Jaques is planning a workshop for personnel directors in Indiana on the needs of Muslim employees, such as dress requirements and dietary restrictions, providing time for prayers, and, in some job settings, how to deal with intoxicated customers. These issues are complicated by the diversity of the Muslim world, he said.
"There is great diversity among Muslims, and it's not just the difference between Sunnis and Shiites," he said. "There are, for example, ethnic and linguistic differences among Muslims as well as differing cultural traditions that lead to different interpretations of what it means to be Muslim. Employers have to allow for that in working out solutions. They can't just say, 'All people who are Muslim must do this.'"
The history of Islamic law is one of Jaques' particular areas of expertise. The Arabic counterpart of "law" actually means "understanding of the will of God," he pointed out.
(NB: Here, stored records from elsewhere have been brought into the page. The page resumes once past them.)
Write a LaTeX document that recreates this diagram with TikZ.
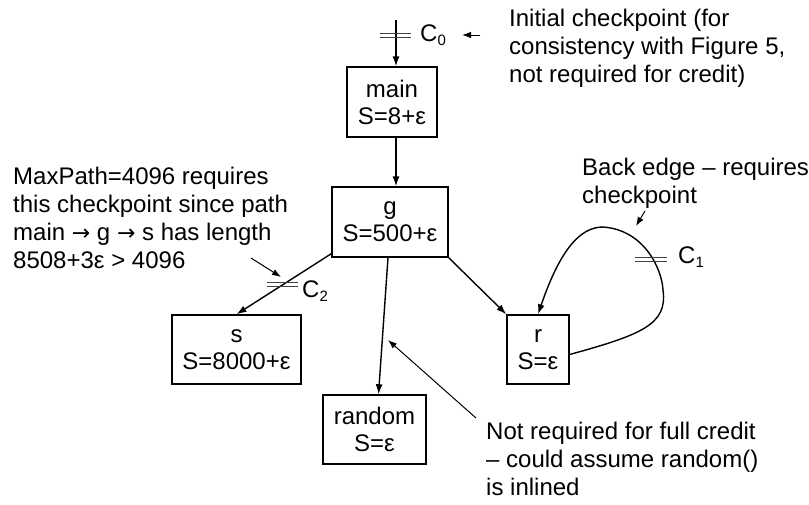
\documentclass[tikz,border=0pt]{standalone}
\usepackage{fontspec}
\setmainfont{Liberation Sans}
\newfontfamily\arrfont{DejaVu Sans}
\usetikzlibrary{arrows.meta}
\newcommand{\sbs}[1]{{\fontsize{15}{15}\selectfont\raisebox{-4pt}{#1}}}
\newcommand{\rar}{{\arrfont\fontsize{22}{28}\selectfont →}}
\begin{document}
\begin{tikzpicture}[x=1pt,y=-1pt,
  every node/.style={font=\fontsize{24}{28}\selectfont},
  box/.style={draw, line width=1.4pt, align=center, inner sep=0pt, font=\fontsize{24}{27}\selectfont},
  edge/.style={line width=1.4pt, -{Latex[length=10pt,width=7pt]}},
  note/.style={line width=1pt, -{Latex[length=9pt,width=6.5pt]}},
  cp/.style={line width=0.9pt, black!75},
  lbl/.style={anchor=base west, inner sep=0pt},
  txt/.style={anchor=north west, align=left, inner sep=0pt}]
\useasboundingbox[fill=white] (0,0) rectangle (809,504);

% boxes
\node[box, minimum width=90pt, minimum height=70pt] (main) at (392,102) {main\\S=8+ε};
\node[box, minimum width=116pt, minimum height=70pt] (g) at (390,222) {g\\S=500+ε};
\node[box, minimum width=129pt, minimum height=69pt] (s) at (236.5,349.5) {s\\S=8000+ε};
\node[box, minimum width=103pt, minimum height=69pt] (random) at (374.5,429.5) {random\\S=ε};
\node[box, minimum width=62pt, minimum height=69pt] (r) at (538,349.5) {r\\S=ε};

% annotations
\node[txt] (n0) at (509,9) {Initial checkpoint (for\\consistency with Figure 5,\\not required for credit)};
\node[txt] (n2) at (13,167) {MaxPath=4096 requires\\this checkpoint since path\\main \rar{} g \rar{} s has length\\8508+3ε > 4096};
\node[txt] (n1) at (582,158) {Back edge – requires\\checkpoint};
\node[txt] (n3) at (486,422) {Not required for full credit\\– could assume random()\\is inlined};

% checkpoint labels
\node[lbl] (c0) at (420,41) {C\sbs{0}};
\node[lbl] (c2) at (302,297) {C\sbs{2}};
\node[lbl] (c1) at (678,263) {C\sbs{1}};

% main edges
\coordinate (c0top) at (396,20);
\draw[edge] (c0top) -- (c0top |- main.north);
\draw[edge] (c0top |- main.south) -- (c0top |- g.north);
\draw[edge] ([yshift=4pt]g.south west) -- (s.north);
\draw[edge] ([xshift=-2pt]g.south) -- ([xshift=4pt]random.north);
\draw[edge] (g.south east) -- (r.north west);
\draw[edge] ([yshift=-5pt]r.east) .. controls (640,335) and (668,325) .. (663,290)
  .. controls (662,270) and (645,230) .. (603,227)
  .. controls (580,227) and (560,250) .. (r.north);

% checkpoint marks
\draw[cp] (380,33) -- (411,33) (380,37) -- (411,37);
\draw[cp] (267,282) -- (298,282) (267,286) -- (298,286);
\draw[cp] (635,257) -- (667,257) (635,261) -- (667,261);

% annotation arrows
\coordinate (a0s) at (480,35); \coordinate (a0e) at (462,35);
\draw[note] (a0s) -- (a0e);
\coordinate (a2s) at (251,258); \coordinate (a2e) at (281,277);
\draw[note] (a2s) -- (a2e);
\coordinate (a1s) at (645,211); \coordinate (a1e) at (636,226);
\draw[note] (a1s) -- (a1e);
\coordinate (a3s) at (476,418); \coordinate (a3e) at (388,340);
\draw[note] (a3s) -- (a3e);
\end{tikzpicture}
\end{document}
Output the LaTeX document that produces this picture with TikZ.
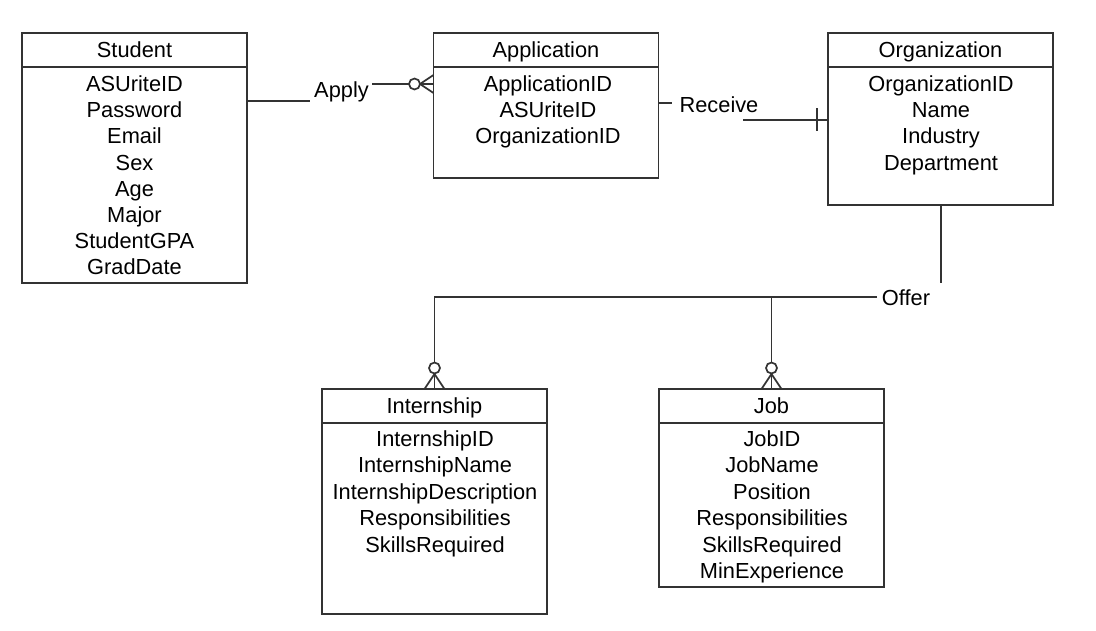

It is flexible and rarely clear, referring to a range of acceptable practices that changes over time and in different cultural environments.
He noted that debates among medieval Islamic scholars were similar to debates among Muslims today -- the effects of drought, plague and invasions, whether change is good or bad, how to manage change, how to distinguish good change from bad.
Jaques also studies Islam in modern Southeast Asia, particularly in Indonesia, which, at 250 million people, is the world's largest Muslim country.
He emphasized that there is much more to the Middle East than most news reports reveal. One of his goals for IU's Middle Eastern and Islamic Studies Program is to help people understand and appreciate that complex diversity, to realize that there is much that people in the Middle East share with people in Indiana and the rest of the United States.
"Fundamentally, we want to help members of the public, as well as students, staff and faculty, understand that people are people, and there is much that is shared in our common experience," he said. "We all want to live in peace, to have clean and safe neighborhoods and homes for our families, and for our children to be healthy and happy. Muslims and members of other religious traditions want these things, and by seeing the humanity in each other, hopefully we can promote better understanding of the Middle East and help resolve the difficulties afflicting the region."